WHAT IS BEING ASKED - Please write out the lines of the data exactly, beginning with the first and ending with the line containing "const biasYTicks = [-0.4, -0.2, 0.2, 0.4, 0.6, 0.8, 1.0];"; leave the pictures behind.

DATA -
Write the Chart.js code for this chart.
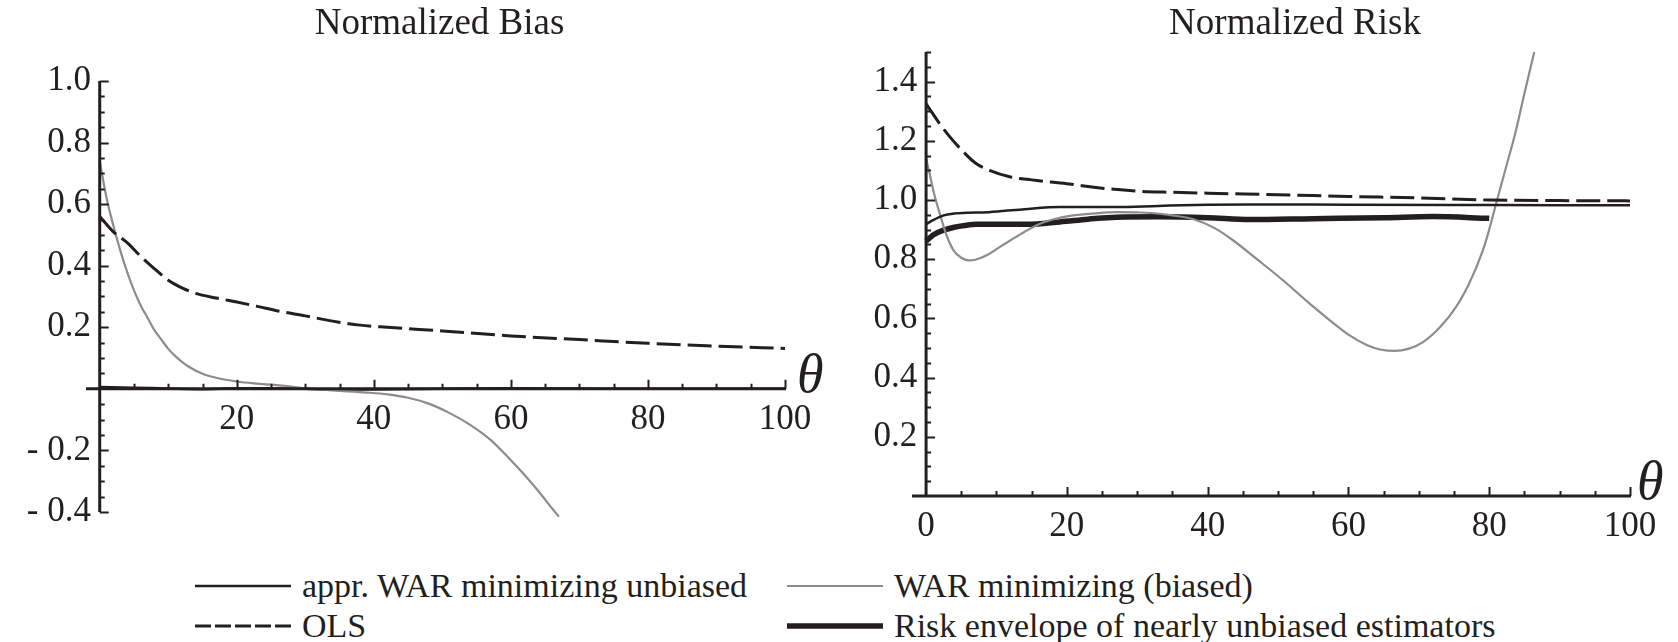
<!DOCTYPE html>
<html>
<head>
<meta charset="utf-8">
<script src="https://cdn.jsdelivr.net/npm/chart.js@4.4.1/dist/chart.umd.min.js"></script>
<style>
  html, body { margin: 0; padding: 0; background: #fff; width: 1678px; height: 642px; overflow: hidden; }
  #biasBox { position: absolute; left: 0; top: 0; width: 840px; height: 560px; }
  #riskBox { position: absolute; left: 840px; top: 0; width: 838px; height: 560px; }
  .key { position: absolute; height: 40px; display: flex; align-items: center; white-space: nowrap;
         font-family: "Liberation Serif", serif; font-size: 34px; color: #231f20; }
  .key svg { margin-right: 11px; flex: none; }
</style>
</head>
<body>
<div id="biasBox"><canvas id="biasChart"></canvas></div>
<div id="riskBox"><canvas id="riskChart"></canvas></div>
<div id="legend"></div>
<script>
// ---- Normalized bias panel ----
const biasOlsTheta = [0, 2, 4, 6, 8, 10, 12, 14, 17, 20, 23, 26, 30, 34, 38, 42, 50, 60, 70, 80, 90, 100];
const biasOls      = [0.56, 0.51, 0.475, 0.43, 0.39, 0.353, 0.328, 0.31, 0.295, 0.282, 0.268, 0.253, 0.237, 0.22, 0.207, 0.2, 0.188, 0.172, 0.16, 0.148, 0.139, 0.131];

const biasWarTheta = [0, 1, 2, 3, 4, 5, 6, 7, 8, 9, 10, 11, 12, 13, 15, 17, 20, 23, 27, 30, 34, 39, 42, 45, 48, 51, 54, 57, 60, 62, 64, 66, 67];
const biasWar      = [0.74, 0.62, 0.53, 0.45, 0.38, 0.32, 0.27, 0.23, 0.19, 0.16, 0.13, 0.107, 0.088, 0.072, 0.049, 0.036, 0.024, 0.017, 0.01, 0.002, -0.005, -0.012, -0.018, -0.029, -0.048, -0.078, -0.116, -0.165, -0.232, -0.28, -0.332, -0.388, -0.415];

const biasUnbTheta = [0, 5, 10, 15, 20, 25, 30, 35, 40, 50, 60, 70, 80, 90, 100];
const biasUnb      = [0.006, 0.004, 0.001, -0.001, 0.002, 0.002, 0.0, -0.003, -0.002, 0.0, 0.002, 0.001, 0.0, 0.0, 0.0];

const biasXTicks = [20, 40, 60, 80, 100];
const biasYTicks = [-0.4, -0.2, 0.2, 0.4, 0.6, 0.8, 1.0];

// ---- Normalized risk panel ----
const riskOlsTheta = [0, 1, 2, 3.5, 5, 7, 9, 12, 15, 20, 25, 30, 35, 40, 50, 60, 70, 80, 90, 100];
const riskOls      = [1.325, 1.29, 1.255, 1.21, 1.17, 1.125, 1.1, 1.078, 1.068, 1.055, 1.04, 1.03, 1.026, 1.023, 1.018, 1.012, 1.007, 1.0, 0.998, 0.997];

const riskUnbTheta = [0, 1, 2.5, 4, 6, 8, 10.5, 14, 19, 23, 27, 33, 40, 46, 60, 80, 100];
const riskUnb      = [0.918, 0.932, 0.948, 0.954, 0.957, 0.958, 0.962, 0.969, 0.976, 0.976, 0.976, 0.98, 0.984, 0.985, 0.984, 0.983, 0.982];

const riskEnvTheta = [0, 1, 2.5, 4, 5.5, 7.2, 10, 14.3, 19, 23, 27, 33, 40, 46, 55, 65, 72, 80];
const riskEnv      = [0.861, 0.882, 0.898, 0.908, 0.914, 0.918, 0.918, 0.918, 0.926, 0.935, 0.942, 0.943, 0.94, 0.934, 0.937, 0.94, 0.944, 0.938];

const riskWarTheta = [0, 0.5, 1, 1.5, 2, 2.5, 3, 3.9, 5, 6, 7, 8.6, 10, 12, 14, 16.2, 18, 20.9, 24, 27, 30, 32, 35, 38, 41, 43.6, 47, 50.7, 54, 57.8, 60, 62.6, 64.5, 66.6, 68.5, 70.6, 73, 75.3, 77, 79.1, 80, 81, 82.5, 83.8, 85, 86.4];
const riskWar      = [1.14, 1.09, 1.035, 0.99, 0.95, 0.91, 0.875, 0.83, 0.805, 0.796, 0.798, 0.813, 0.834, 0.864, 0.893, 0.92, 0.934, 0.948, 0.955, 0.959, 0.958, 0.956, 0.948, 0.935, 0.905, 0.864, 0.8, 0.729, 0.66, 0.585, 0.545, 0.51, 0.495, 0.49, 0.497, 0.52, 0.57, 0.639, 0.71, 0.83, 0.9, 0.99, 1.12, 1.235, 1.36, 1.5];

const riskXTicks = [0, 20, 40, 60, 80, 100];
const riskYTicks = [0.2, 0.4, 0.6, 0.8, 1.0, 1.2, 1.4];

// ---- styling ----
const INK = '#231f20';
const GREY = '#8c8c8c';
const SERIF = '"Liberation Serif", "Times New Roman", serif';

const seriesStyle = {
  unbiased: { label: 'appr. WAR minimizing unbiased', borderColor: INK, borderWidth: 2.5, borderDash: [] },
  ols:      { label: 'OLS', borderColor: INK, borderWidth: 3, borderDash: [24, 7] },
  war:      { label: 'WAR minimizing (biased)', borderColor: GREY, borderWidth: 2.2, borderDash: [] },
  envelope: { label: 'Risk envelope of nearly unbiased estimators', borderColor: INK, borderWidth: 5.5, borderDash: [] }
};

function pts(xs, ys) { return xs.map((x, i) => ({ x: x, y: ys[i] })); }

function series(key, xs, ys) {
  const s = seriesStyle[key];
  return {
    label: s.label, data: pts(xs, ys), borderColor: s.borderColor, borderWidth: s.borderWidth,
    borderDash: s.borderDash, pointRadius: 0, fill: false, cubicInterpolationMode: 'monotone',
    borderCapStyle: 'butt', clip: false
  };
}

// y labels sit left of an axis drawn at theta = 0; a trailing space keeps them off the line
function fmt(v) {
  if (Math.abs(v) < 1e-9) return '';
  const t = v < 0 ? '- ' + Math.abs(v).toFixed(1) : v.toFixed(1);
  return t + '\u2005';
}

// Axis lines, inward major/minor tick marks, the theta label and the panel title.
const axisPainter = {
  id: 'axisPainter',
  afterDatasetsDraw(chart, args, o) {
    const ctx = chart.ctx;
    const xs = chart.scales.x, ys = chart.scales.y;
    const x0 = xs.getPixelForValue(0), y0 = ys.getPixelForValue(0);
    ctx.save();
    ctx.strokeStyle = INK;
    ctx.lineCap = 'butt';
    ctx.lineWidth = 3;
    ctx.beginPath();
    ctx.moveTo(xs.left, y0); ctx.lineTo(xs.right + 1, y0);
    ctx.moveTo(x0, ys.top); ctx.lineTo(x0, ys.bottom);
    ctx.stroke();

    ctx.lineWidth = 2;
    ctx.beginPath();
    const isMajor = (v, step) => Math.abs(v / step - Math.round(v / step)) < 1e-6;
    for (let i = Math.ceil(ys.min / o.yMinor - 1e-9); i * o.yMinor <= ys.max + 1e-9; i++) {
      const v = i * o.yMinor;
      if (Math.abs(v) < 1e-9) continue;
      const p = Math.round(ys.getPixelForValue(v)) + 0.5;
      ctx.moveTo(x0, p); ctx.lineTo(x0 + (isMajor(v, o.yMajor) ? 9 : 5), p);
    }
    for (let i = 1; i * o.xMinor <= xs.max + 1e-9; i++) {
      const v = i * o.xMinor;
      const p = Math.round(xs.getPixelForValue(v)) + 0.5;
      ctx.moveTo(p, y0); ctx.lineTo(p, y0 - (isMajor(v, o.xMajor) ? 9 : 5));
    }
    ctx.stroke();

    ctx.fillStyle = INK;
    ctx.font = 'italic 54px ' + SERIF;
    ctx.textAlign = 'left';
    ctx.textBaseline = 'alphabetic';
    ctx.fillText('θ', xs.right + o.thetaDx, y0 + 3);

    ctx.font = '37px ' + SERIF;
    ctx.textAlign = 'center';
    ctx.textBaseline = 'middle';
    ctx.fillText(o.title, (chart.chartArea.left + chart.chartArea.right) / 2 + o.titleDx, 24);
    ctx.restore();
  }
};

function makeScales(xMin, xMax, yMin, yMax, xTicks, yTicks) {
  const tickFont = { family: SERIF, size: 35 };
  return {
    x: {
      type: 'linear', min: xMin, max: xMax, position: { y: 0 },
      grid: { display: false, drawTicks: false }, border: { display: false },
      afterBuildTicks: s => { s.ticks = xTicks.map(v => ({ value: v })); },
      afterFit: s => { s.height = 0; },
      ticks: { autoSkip: false, maxRotation: 0, padding: 10, font: tickFont, color: INK, callback: v => String(v) }
    },
    y: {
      type: 'linear', min: yMin, max: yMax, position: { x: 0 },
      grid: { display: false, drawTicks: false }, border: { display: false },
      afterBuildTicks: s => { s.ticks = yTicks.map(v => ({ value: v })); },
      afterFit: s => { s.width = 0; },
      ticks: { autoSkip: false, padding: 10, font: tickFont, color: INK, callback: v => fmt(v) }
    }
  };
}

Chart.defaults.font.family = SERIF;

new Chart(document.getElementById('biasChart'), {
  type: 'line',
  data: {
    datasets: [
      series('ols', biasOlsTheta, biasOls),
      series('war', biasWarTheta, biasWar),
      series('unbiased', biasUnbTheta, biasUnb)
    ]
  },
  options: {
    responsive: true, maintainAspectRatio: false, animation: false,
    layout: { padding: { left: 86, right: 55, top: 81, bottom: 48 } },
    plugins: {
      legend: { display: false }, tooltip: { enabled: false }, title: { display: false },
      axisPainter: { title: 'Normalized Bias', titleDx: 4, thetaDx: 12, xMinor: 5, xMajor: 20, yMinor: 0.05, yMajor: 0.2 }
    },
    scales: makeScales(-2, 100, -0.4, 1.0, biasXTicks, biasYTicks)
  },
  plugins: [axisPainter]
});

new Chart(document.getElementById('riskChart'), {
  type: 'line',
  data: {
    datasets: [
      series('ols', riskOlsTheta, riskOls),
      series('unbiased', riskUnbTheta, riskUnb),
      series('war', riskWarTheta, riskWar),
      series('envelope', riskEnvTheta, riskEnv)
    ]
  },
  options: {
    responsive: true, maintainAspectRatio: false, animation: false,
    layout: { padding: { left: 72, right: 48, top: 52, bottom: 64 } },
    plugins: {
      legend: { display: false }, tooltip: { enabled: false }, title: { display: false },
      axisPainter: { title: 'Normalized Risk', titleDx: 24, thetaDx: 7, xMinor: 5, xMajor: 20, yMinor: 0.05, yMajor: 0.2 }
    },
    scales: makeScales(-2, 100, 0, 1.5, riskXTicks, riskYTicks)
  },
  plugins: [axisPainter]
});

// Legend: two columns of line samples with their labels.
const legendEntries = [
  { key: 'unbiased', left: 195, top: 566 },
  { key: 'ols',      left: 195, top: 606 },
  { key: 'war',      left: 787, top: 566 },
  { key: 'envelope', left: 787, top: 606 }
];
const legendBox = document.getElementById('legend');
legendEntries.forEach(e => {
  const s = seriesStyle[e.key];
  const div = document.createElement('div');
  div.className = 'key';
  div.style.left = e.left + 'px';
  div.style.top = e.top + 'px';
  const dash = e.key === 'ols' ? ' stroke-dasharray="16 4"' : '';
  div.innerHTML = '<svg width="96" height="12"><line x1="0" y1="6" x2="96" y2="6" stroke="' + s.borderColor +
    '" stroke-width="' + s.borderWidth + '"' + dash + '/></svg><span></span>';
  div.querySelector('span').textContent = s.label;
  legendBox.appendChild(div);
});
</script>
</body>
</html>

WRITTEN RESPONSE -
Write the Chart.js code for this chart.
<!DOCTYPE html>
<html>
<head>
<meta charset="utf-8">
<script src="https://cdn.jsdelivr.net/npm/chart.js@4.4.1/dist/chart.umd.min.js"></script>
<style>
  html, body { margin: 0; padding: 0; background: #fff; width: 1678px; height: 642px; overflow: hidden; }
  #biasBox { position: absolute; left: 0; top: 0; width: 840px; height: 560px; }
  #riskBox { position: absolute; left: 840px; top: 0; width: 838px; height: 560px; }
  .key { position: absolute; height: 40px; display: flex; align-items: center; white-space: nowrap;
         font-family: "Liberation Serif", serif; font-size: 34px; color: #231f20; }
  .key svg { margin-right: 11px; flex: none; }
</style>
</head>
<body>
<div id="biasBox"><canvas id="biasChart"></canvas></div>
<div id="riskBox"><canvas id="riskChart"></canvas></div>
<div id="legend"></div>
<script>
// ---- Normalized bias panel ----
const biasOlsTheta = [0, 2, 4, 6, 8, 10, 12, 14, 17, 20, 23, 26, 30, 34, 38, 42, 50, 60, 70, 80, 90, 100];
const biasOls      = [0.56, 0.51, 0.475, 0.43, 0.39, 0.353, 0.328, 0.31, 0.295, 0.282, 0.268, 0.253, 0.237, 0.22, 0.207, 0.2, 0.188, 0.172, 0.16, 0.148, 0.139, 0.131];

const biasWarTheta = [0, 1, 2, 3, 4, 5, 6, 7, 8, 9, 10, 11, 12, 13, 15, 17, 20, 23, 27, 30, 34, 39, 42, 45, 48, 51, 54, 57, 60, 62, 64, 66, 67];
const biasWar      = [0.74, 0.62, 0.53, 0.45, 0.38, 0.32, 0.27, 0.23, 0.19, 0.16, 0.13, 0.107, 0.088, 0.072, 0.049, 0.036, 0.024, 0.017, 0.01, 0.002, -0.005, -0.012, -0.018, -0.029, -0.048, -0.078, -0.116, -0.165, -0.232, -0.28, -0.332, -0.388, -0.415];

const biasUnbTheta = [0, 5, 10, 15, 20, 25, 30, 35, 40, 50, 60, 70, 80, 90, 100];
const biasUnb      = [0.006, 0.004, 0.001, -0.001, 0.002, 0.002, 0.0, -0.003, -0.002, 0.0, 0.002, 0.001, 0.0, 0.0, 0.0];

const biasXTicks = [20, 40, 60, 80, 100];
const biasYTicks = [-0.4, -0.2, 0.2, 0.4, 0.6, 0.8, 1.0];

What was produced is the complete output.